• Foundations of the gravity equation in international trade

    Seen Thomas Chaney (Chicago) presenting this nice paper on the foundations of the gravity equation in international trade, last Friday at Toulouse School of Economics:

    The gravity equation in international trade is one of the most robust empirical finding in economics: bilateral trade between two countries is proportional to their respective sizes, measured by their GDP, and inversely proportional to the geographic distance between them. While the role of economic size is well understood, the role played by distance remains a mystery. In this paper, I propose the first explanation for the gravity equation in international trade. This explanation is based on the emergence of a stable international network of importers and exporters. Firms can only export into markets in which they have a contact. They acquire contacts by gradually meeting the contacts of their contacts. I show that if, as observed empirically, (i) the distribution of the number of foreign countries accessed by exporters is fat tailed, (ii) there is a large turnover in exports, with firms often going in and out of individual foreign markets, and (iii) geographic distance hinders the initial acquisition of contacts in an arbitrary way, then trade is proportional to country size, and inversely proportional to distance. Data on firm level, sectoral, and aggregate trade support further predictions of the model.

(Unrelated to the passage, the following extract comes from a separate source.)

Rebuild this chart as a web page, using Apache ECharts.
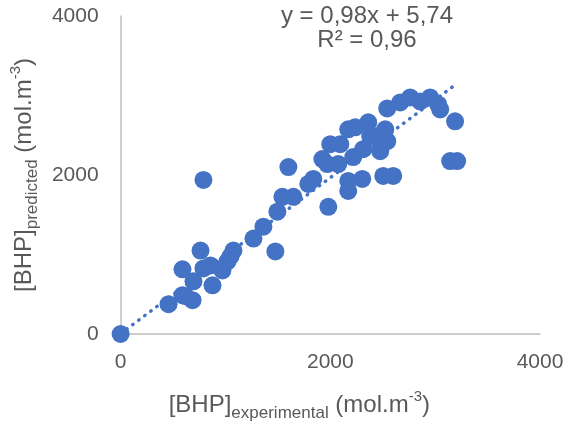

    So if I understand well, the main channel is the way the structure of informational networks of firms evolves, from birth to maturity. This involves direct interactions to create new contacts. The beauty of the paper is to show that under plausible conditions, the aggregate distribution of exporting firms converges to something matching Zipf’s law (a regularity observed in aggregated empirical data), so while (in the words of the paper) “the geographic distribution of any one firm’s exports does depend on how distance affects the direct cost of creating contacts. (…) in the aggregate, the details of this distance function vanish, and the gravity equation emerges.”

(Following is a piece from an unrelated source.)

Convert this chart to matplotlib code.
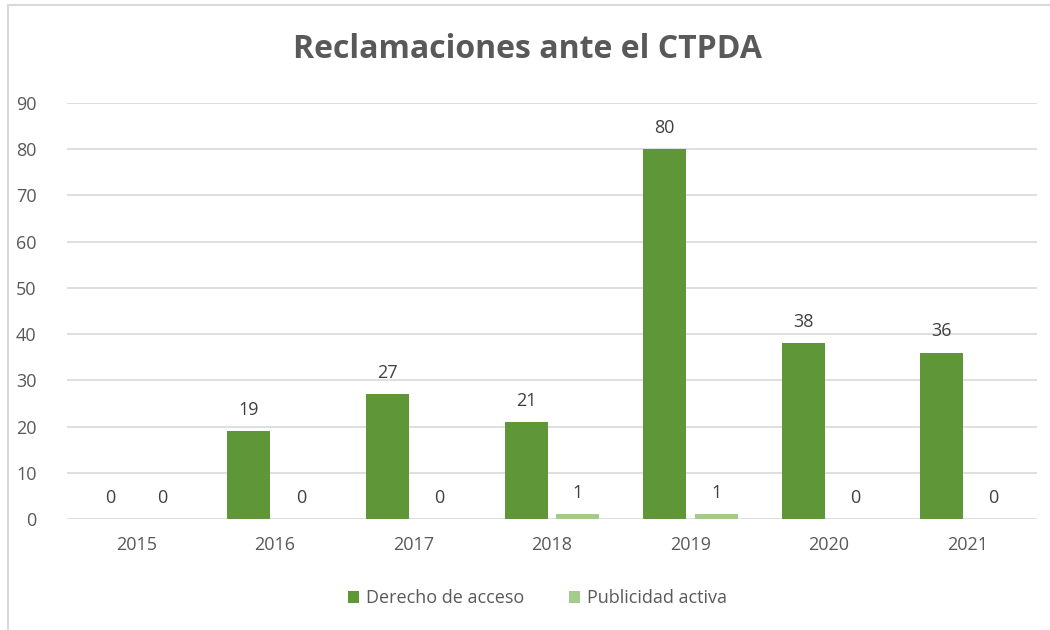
import matplotlib
matplotlib.use('Agg')
import matplotlib.pyplot as plt
from matplotlib.patches import Rectangle
import numpy as np

years = ['2015', '2016', '2017', '2018', '2019', '2020', '2021']
derecho_acceso = [0, 19, 27, 21, 80, 38, 36]
publicidad_activa = [0, 0, 0, 1, 1, 0, 0]

plt.rcParams['font.family'] = ['Open Sans', 'DejaVu Sans']

fig = plt.figure(figsize=(10.5, 6.3), dpi=100)
ax = fig.add_axes([0.0638, 0.176, 0.9238, 0.6605])

x = np.arange(len(years))
w = 0.31
gap = 0.032
c1 = '#5F9638'
c2 = '#A4CB8C'

b1 = ax.bar(x - w / 2 - gap, derecho_acceso, w, color=c1, label='Derecho de acceso', zorder=3)
b2 = ax.bar(x + w / 2 + gap, publicidad_activa, w, color=c2, label='Publicidad activa', zorder=3)

for bars in (b1, b2):
    for b in bars:
        h = b.get_height()
        ax.annotate(f'{h:.0f}', (b.get_x() + b.get_width() / 2, h),
                    xytext=(0, 9), textcoords='offset points',
                    ha='center', va='bottom', fontsize=13, color='#404040')

ax.set_xlim(-0.5, len(years) - 0.5)
ax.set_ylim(0, 90)
ax.set_yticks(range(0, 91, 10))
ax.set_xticks(x)
ax.set_xticklabels(years)
ax.tick_params(axis='both', length=0, labelsize=13, labelcolor='#595959')
ax.tick_params(axis='y', pad=22)
ax.tick_params(axis='x', pad=12)
ax.grid(axis='y', color='#D9D9D9', linewidth=1.2, zorder=0)
for s in ax.spines.values():
    s.set_visible(False)

fig.text(0.502, 0.922, 'Reclamaciones ante el CTPDA', ha='center', va='center',
         fontsize=23, fontweight='bold', color='#595959')

ax.legend(loc='center', bbox_to_anchor=(0.485, -0.19), ncol=2, frameon=False,
          fontsize=13, labelcolor='#595959', handlelength=0.6, handleheight=0.6,
          handletextpad=0.4, columnspacing=2.5)

fig.patches.append(Rectangle((8 / 1050, -0.1), 1.2, 1.1 - 5 / 630, transform=fig.transFigure,
                             fill=False, edgecolor='#D9D9D9', linewidth=1.5))

plt.savefig('out.png', dpi=100)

    True, the data seem at first sight to fit quite well the necessary theoretical conditions, namely the fact that “the distribution of firm level total exports is close to Zipf’s law, and (…) the average (squared) distance of a firm’s exports is a power function of this firm’s number of contacts”. However, further empirical evidence will clearly be needed to give more bite to this line of explanation. As discussed during the seminar, I’ll be very interested in seeing whether some historical “natural experiments”, which could be thought of as additional constraints on the way firms expand their contacts, such as the long term isolation of some countries from the world’s markets (think of Apartheid South Africa, or communist countries being the iron curtain), or temporary disruptions (e.g., the famous closing of the Suez canal from 1967 to 1975, which is arguably an exogenous shock on distance between a number of country pairs) have affected the dynamics of trade in ways that would conform to the model’s predictions.